A verbatim copy is needed of the lines from the one containing "Rebuild this chart" down to the one containing "const fmt = (v: number)", inclusive. Print it with no pictures.

GIVEN INFORMATION:
Start

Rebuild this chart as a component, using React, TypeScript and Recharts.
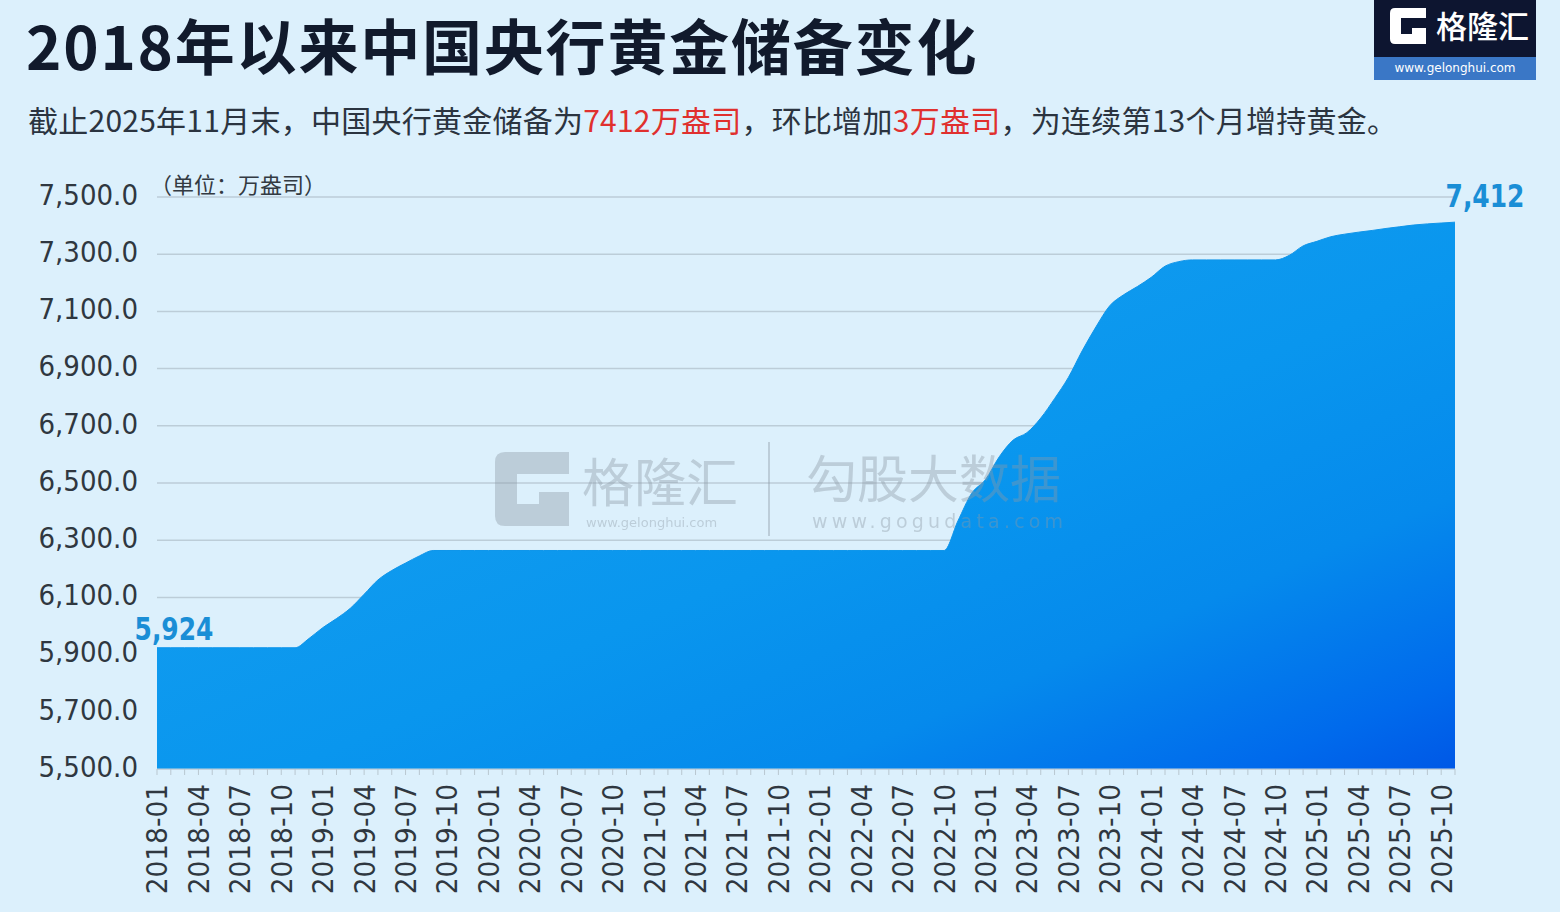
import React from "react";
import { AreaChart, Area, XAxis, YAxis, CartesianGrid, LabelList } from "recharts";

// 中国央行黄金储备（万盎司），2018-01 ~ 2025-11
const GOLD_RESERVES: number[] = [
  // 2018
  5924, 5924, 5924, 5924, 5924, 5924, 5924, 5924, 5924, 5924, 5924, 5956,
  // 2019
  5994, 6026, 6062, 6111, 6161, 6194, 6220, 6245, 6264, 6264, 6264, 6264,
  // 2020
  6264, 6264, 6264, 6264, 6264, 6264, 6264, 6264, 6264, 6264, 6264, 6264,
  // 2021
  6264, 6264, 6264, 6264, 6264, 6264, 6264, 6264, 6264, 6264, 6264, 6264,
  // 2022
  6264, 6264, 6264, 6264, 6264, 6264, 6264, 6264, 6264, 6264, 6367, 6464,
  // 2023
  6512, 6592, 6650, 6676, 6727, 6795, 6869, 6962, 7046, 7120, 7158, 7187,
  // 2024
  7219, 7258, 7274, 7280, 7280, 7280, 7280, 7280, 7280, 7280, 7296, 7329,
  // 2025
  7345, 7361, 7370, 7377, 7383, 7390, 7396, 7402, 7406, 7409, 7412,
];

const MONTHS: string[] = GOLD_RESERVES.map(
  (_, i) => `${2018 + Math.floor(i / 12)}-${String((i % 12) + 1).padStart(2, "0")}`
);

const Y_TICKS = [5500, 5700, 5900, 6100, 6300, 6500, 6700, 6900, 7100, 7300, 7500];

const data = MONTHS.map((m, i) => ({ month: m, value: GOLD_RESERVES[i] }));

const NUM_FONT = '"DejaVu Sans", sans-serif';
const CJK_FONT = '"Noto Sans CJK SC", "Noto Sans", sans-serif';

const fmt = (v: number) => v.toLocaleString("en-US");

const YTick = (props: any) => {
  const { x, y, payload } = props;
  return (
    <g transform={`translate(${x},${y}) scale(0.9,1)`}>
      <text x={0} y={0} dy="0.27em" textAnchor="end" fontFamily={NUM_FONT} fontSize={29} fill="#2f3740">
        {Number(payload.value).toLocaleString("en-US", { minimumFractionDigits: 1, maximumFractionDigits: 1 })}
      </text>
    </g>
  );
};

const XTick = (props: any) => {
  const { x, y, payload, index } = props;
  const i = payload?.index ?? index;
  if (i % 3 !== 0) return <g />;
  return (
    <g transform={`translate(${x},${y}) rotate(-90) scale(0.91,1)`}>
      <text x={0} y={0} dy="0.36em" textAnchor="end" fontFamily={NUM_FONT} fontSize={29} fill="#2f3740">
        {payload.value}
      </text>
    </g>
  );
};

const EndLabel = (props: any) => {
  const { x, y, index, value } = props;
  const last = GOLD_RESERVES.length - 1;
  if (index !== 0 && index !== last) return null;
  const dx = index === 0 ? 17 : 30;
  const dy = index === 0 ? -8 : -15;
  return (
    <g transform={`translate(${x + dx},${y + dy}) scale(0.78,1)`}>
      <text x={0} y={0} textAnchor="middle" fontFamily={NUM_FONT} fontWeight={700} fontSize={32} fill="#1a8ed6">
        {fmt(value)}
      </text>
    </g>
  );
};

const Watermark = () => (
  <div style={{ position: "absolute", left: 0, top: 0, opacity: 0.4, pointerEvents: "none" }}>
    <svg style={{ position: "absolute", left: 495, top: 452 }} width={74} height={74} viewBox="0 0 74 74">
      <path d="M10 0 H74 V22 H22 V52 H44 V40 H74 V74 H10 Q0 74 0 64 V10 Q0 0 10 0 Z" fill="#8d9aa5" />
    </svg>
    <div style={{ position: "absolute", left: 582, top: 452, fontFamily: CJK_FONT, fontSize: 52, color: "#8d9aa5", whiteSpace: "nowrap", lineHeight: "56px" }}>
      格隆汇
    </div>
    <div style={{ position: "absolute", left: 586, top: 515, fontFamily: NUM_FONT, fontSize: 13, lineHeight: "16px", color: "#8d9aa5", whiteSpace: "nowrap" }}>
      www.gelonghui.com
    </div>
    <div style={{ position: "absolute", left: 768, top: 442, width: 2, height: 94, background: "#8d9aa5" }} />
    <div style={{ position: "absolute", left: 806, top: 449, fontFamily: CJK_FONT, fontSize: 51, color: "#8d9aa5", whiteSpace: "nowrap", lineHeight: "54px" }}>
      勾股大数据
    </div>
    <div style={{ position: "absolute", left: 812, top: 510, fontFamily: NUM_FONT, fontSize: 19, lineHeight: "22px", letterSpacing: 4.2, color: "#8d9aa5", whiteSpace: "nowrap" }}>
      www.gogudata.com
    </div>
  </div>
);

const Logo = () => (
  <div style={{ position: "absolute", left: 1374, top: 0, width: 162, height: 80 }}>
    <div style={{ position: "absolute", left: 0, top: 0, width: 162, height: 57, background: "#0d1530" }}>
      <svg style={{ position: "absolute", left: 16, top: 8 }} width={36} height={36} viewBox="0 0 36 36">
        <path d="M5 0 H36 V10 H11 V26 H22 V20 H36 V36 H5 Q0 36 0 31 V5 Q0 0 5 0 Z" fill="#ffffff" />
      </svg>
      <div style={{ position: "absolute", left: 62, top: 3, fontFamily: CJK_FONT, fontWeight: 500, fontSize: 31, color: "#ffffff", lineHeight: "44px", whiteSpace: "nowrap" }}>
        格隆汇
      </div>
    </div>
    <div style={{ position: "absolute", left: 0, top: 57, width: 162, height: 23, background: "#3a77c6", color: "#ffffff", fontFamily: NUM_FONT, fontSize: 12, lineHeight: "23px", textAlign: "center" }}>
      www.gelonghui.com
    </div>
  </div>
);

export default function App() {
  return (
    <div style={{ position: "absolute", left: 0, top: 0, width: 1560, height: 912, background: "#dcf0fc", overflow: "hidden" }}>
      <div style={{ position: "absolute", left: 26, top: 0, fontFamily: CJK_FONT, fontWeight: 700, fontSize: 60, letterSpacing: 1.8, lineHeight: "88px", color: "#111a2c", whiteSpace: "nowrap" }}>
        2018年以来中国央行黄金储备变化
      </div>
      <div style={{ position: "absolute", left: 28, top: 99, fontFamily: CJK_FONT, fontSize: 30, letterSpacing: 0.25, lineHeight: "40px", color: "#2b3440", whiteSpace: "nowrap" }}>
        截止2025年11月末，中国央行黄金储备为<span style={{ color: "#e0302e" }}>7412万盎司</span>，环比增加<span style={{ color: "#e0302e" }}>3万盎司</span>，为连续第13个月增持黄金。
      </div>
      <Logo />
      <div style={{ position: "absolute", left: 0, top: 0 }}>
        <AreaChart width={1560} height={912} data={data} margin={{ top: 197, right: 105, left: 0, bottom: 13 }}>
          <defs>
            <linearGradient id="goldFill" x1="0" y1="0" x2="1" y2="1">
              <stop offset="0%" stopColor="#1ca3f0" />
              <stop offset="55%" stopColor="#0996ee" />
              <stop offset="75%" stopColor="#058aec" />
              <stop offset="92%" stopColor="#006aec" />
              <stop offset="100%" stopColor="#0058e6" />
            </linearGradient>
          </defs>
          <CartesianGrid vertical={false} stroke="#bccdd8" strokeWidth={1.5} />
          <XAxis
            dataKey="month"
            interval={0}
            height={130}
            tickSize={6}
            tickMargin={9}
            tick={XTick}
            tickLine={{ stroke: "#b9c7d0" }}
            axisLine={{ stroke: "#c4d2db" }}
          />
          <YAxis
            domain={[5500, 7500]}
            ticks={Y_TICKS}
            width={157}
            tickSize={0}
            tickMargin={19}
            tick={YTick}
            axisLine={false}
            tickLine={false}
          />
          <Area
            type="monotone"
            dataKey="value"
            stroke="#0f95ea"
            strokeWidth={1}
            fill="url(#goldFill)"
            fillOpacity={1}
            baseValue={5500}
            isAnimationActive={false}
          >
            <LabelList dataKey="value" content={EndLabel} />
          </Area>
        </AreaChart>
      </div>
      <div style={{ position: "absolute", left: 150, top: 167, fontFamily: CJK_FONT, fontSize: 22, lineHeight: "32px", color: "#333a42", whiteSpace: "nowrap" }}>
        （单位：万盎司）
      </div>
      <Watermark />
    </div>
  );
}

End
Start

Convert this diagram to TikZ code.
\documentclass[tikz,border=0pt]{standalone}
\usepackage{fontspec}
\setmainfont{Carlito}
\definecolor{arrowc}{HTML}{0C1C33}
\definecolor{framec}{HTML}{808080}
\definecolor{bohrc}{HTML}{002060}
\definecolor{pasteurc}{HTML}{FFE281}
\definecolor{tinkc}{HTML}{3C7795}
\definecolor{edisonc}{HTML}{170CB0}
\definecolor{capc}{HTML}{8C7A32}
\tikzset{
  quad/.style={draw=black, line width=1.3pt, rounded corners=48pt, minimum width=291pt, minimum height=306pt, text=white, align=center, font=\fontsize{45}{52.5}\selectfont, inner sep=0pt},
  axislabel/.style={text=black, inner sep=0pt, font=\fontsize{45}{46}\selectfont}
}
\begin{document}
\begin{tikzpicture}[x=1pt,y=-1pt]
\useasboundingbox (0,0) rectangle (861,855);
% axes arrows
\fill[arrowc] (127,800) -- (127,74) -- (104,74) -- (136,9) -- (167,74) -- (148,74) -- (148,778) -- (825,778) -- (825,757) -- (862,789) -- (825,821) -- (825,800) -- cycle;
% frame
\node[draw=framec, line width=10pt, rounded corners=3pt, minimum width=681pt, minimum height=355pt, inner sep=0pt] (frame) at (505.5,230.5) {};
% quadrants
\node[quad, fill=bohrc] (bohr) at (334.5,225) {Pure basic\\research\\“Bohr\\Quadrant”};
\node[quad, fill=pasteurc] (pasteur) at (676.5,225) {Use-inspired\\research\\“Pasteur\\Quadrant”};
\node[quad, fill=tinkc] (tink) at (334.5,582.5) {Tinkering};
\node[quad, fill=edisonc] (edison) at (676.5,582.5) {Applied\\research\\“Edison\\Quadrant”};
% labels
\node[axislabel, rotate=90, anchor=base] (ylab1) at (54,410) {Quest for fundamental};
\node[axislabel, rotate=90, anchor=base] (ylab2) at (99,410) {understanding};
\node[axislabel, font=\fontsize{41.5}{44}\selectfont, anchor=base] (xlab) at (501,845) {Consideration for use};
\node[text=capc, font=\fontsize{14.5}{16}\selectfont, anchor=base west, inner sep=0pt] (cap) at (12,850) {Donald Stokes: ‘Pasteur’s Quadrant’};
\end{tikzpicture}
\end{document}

End

SOLUTION:
Rebuild this chart as a component, using React, TypeScript and Recharts.
import React from "react";
import { AreaChart, Area, XAxis, YAxis, CartesianGrid, LabelList } from "recharts";

// 中国央行黄金储备（万盎司），2018-01 ~ 2025-11
const GOLD_RESERVES: number[] = [
  // 2018
  5924, 5924, 5924, 5924, 5924, 5924, 5924, 5924, 5924, 5924, 5924, 5956,
  // 2019
  5994, 6026, 6062, 6111, 6161, 6194, 6220, 6245, 6264, 6264, 6264, 6264,
  // 2020
  6264, 6264, 6264, 6264, 6264, 6264, 6264, 6264, 6264, 6264, 6264, 6264,
  // 2021
  6264, 6264, 6264, 6264, 6264, 6264, 6264, 6264, 6264, 6264, 6264, 6264,
  // 2022
  6264, 6264, 6264, 6264, 6264, 6264, 6264, 6264, 6264, 6264, 6367, 6464,
  // 2023
  6512, 6592, 6650, 6676, 6727, 6795, 6869, 6962, 7046, 7120, 7158, 7187,
  // 2024
  7219, 7258, 7274, 7280, 7280, 7280, 7280, 7280, 7280, 7280, 7296, 7329,
  // 2025
  7345, 7361, 7370, 7377, 7383, 7390, 7396, 7402, 7406, 7409, 7412,
];

const MONTHS: string[] = GOLD_RESERVES.map(
  (_, i) => `${2018 + Math.floor(i / 12)}-${String((i % 12) + 1).padStart(2, "0")}`
);

const Y_TICKS = [5500, 5700, 5900, 6100, 6300, 6500, 6700, 6900, 7100, 7300, 7500];

const data = MONTHS.map((m, i) => ({ month: m, value: GOLD_RESERVES[i] }));

const NUM_FONT = '"DejaVu Sans", sans-serif';
const CJK_FONT = '"Noto Sans CJK SC", "Noto Sans", sans-serif';

const fmt = (v: number) => v.toLocaleString("en-US");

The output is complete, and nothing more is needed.